▶ [Stated exercise] Each line of the material must be repeated precisely, with the pictures left out.

──────────────────────────────

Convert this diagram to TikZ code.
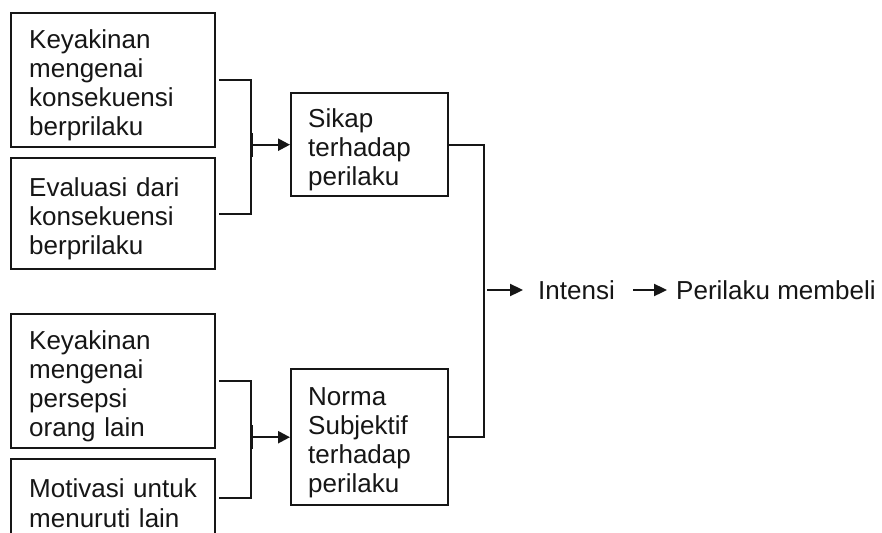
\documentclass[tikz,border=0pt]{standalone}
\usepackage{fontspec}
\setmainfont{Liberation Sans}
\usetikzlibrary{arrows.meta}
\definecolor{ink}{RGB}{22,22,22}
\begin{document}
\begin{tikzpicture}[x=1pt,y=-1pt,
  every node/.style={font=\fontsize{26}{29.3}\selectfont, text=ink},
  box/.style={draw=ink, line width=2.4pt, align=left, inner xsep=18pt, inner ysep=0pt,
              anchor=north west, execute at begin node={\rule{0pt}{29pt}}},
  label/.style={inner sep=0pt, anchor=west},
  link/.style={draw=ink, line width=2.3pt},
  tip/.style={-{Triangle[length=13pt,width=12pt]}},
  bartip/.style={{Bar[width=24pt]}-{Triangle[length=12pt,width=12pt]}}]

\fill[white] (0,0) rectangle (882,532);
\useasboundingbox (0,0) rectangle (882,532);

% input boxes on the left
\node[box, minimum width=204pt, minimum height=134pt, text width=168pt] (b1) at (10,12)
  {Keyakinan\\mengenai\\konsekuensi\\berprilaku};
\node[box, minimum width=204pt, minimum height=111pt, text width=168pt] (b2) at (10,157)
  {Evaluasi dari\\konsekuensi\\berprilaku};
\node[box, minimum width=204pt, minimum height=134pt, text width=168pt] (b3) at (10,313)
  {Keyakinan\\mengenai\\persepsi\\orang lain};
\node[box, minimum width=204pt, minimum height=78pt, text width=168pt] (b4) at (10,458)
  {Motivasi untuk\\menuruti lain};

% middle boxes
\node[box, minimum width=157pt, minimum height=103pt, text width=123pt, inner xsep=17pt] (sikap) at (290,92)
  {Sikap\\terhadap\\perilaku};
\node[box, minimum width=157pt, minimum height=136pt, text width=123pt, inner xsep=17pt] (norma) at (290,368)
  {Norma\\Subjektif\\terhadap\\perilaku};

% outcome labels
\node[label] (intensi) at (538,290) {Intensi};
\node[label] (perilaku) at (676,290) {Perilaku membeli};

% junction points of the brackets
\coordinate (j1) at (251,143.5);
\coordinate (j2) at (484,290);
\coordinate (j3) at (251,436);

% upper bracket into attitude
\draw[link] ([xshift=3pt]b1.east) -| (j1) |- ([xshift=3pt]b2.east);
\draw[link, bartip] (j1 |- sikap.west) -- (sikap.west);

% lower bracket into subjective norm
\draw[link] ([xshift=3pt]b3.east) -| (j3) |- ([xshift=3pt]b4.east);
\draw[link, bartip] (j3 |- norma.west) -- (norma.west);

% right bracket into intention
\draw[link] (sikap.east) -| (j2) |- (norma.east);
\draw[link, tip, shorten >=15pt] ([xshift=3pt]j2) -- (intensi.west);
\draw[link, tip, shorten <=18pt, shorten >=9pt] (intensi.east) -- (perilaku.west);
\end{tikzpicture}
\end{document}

──────────────────────────────

▶ [Completed task]
Convert this diagram to TikZ code.
\documentclass[tikz,border=0pt]{standalone}
\usepackage{fontspec}
\setmainfont{Liberation Sans}
\usetikzlibrary{arrows.meta}
\definecolor{ink}{RGB}{22,22,22}
\begin{document}
\begin{tikzpicture}[x=1pt,y=-1pt,
  every node/.style={font=\fontsize{26}{29.3}\selectfont, text=ink},
  box/.style={draw=ink, line width=2.4pt, align=left, inner xsep=18pt, inner ysep=0pt,
              anchor=north west, execute at begin node={\rule{0pt}{29pt}}},
  label/.style={inner sep=0pt, anchor=west},
  link/.style={draw=ink, line width=2.3pt},
  tip/.style={-{Triangle[length=13pt,width=12pt]}},
  bartip/.style={{Bar[width=24pt]}-{Triangle[length=12pt,width=12pt]}}]

\fill[white] (0,0) rectangle (882,532);
\useasboundingbox (0,0) rectangle (882,532);

% input boxes on the left
\node[box, minimum width=204pt, minimum height=134pt, text width=168pt] (b1) at (10,12)
  {Keyakinan\\mengenai\\konsekuensi\\berprilaku};
\node[box, minimum width=204pt, minimum height=111pt, text width=168pt] (b2) at (10,157)
  {Evaluasi dari\\konsekuensi\\berprilaku};
\node[box, minimum width=204pt, minimum height=134pt, text width=168pt] (b3) at (10,313)
  {Keyakinan\\mengenai\\persepsi\\orang lain};
\node[box, minimum width=204pt, minimum height=78pt, text width=168pt] (b4) at (10,458)
  {Motivasi untuk\\menuruti lain};

% middle boxes
\node[box, minimum width=157pt, minimum height=103pt, text width=123pt, inner xsep=17pt] (sikap) at (290,92)
  {Sikap\\terhadap\\perilaku};
\node[box, minimum width=157pt, minimum height=136pt, text width=123pt, inner xsep=17pt] (norma) at (290,368)
  {Norma\\Subjektif\\terhadap\\perilaku};

% outcome labels
\node[label] (intensi) at (538,290) {Intensi};
\node[label] (perilaku) at (676,290) {Perilaku membeli};

% junction points of the brackets
\coordinate (j1) at (251,143.5);
\coordinate (j2) at (484,290);
\coordinate (j3) at (251,436);

% upper bracket into attitude
\draw[link] ([xshift=3pt]b1.east) -| (j1) |- ([xshift=3pt]b2.east);
\draw[link, bartip] (j1 |- sikap.west) -- (sikap.west);

% lower bracket into subjective norm
\draw[link] ([xshift=3pt]b3.east) -| (j3) |- ([xshift=3pt]b4.east);
\draw[link, bartip] (j3 |- norma.west) -- (norma.west);

% right bracket into intention
\draw[link] (sikap.east) -| (j2) |- (norma.east);
\draw[link, tip, shorten >=15pt] ([xshift=3pt]j2) -- (intensi.west);
\draw[link, tip, shorten <=18pt, shorten >=9pt] (intensi.east) -- (perilaku.west);
\end{tikzpicture}
\end{document}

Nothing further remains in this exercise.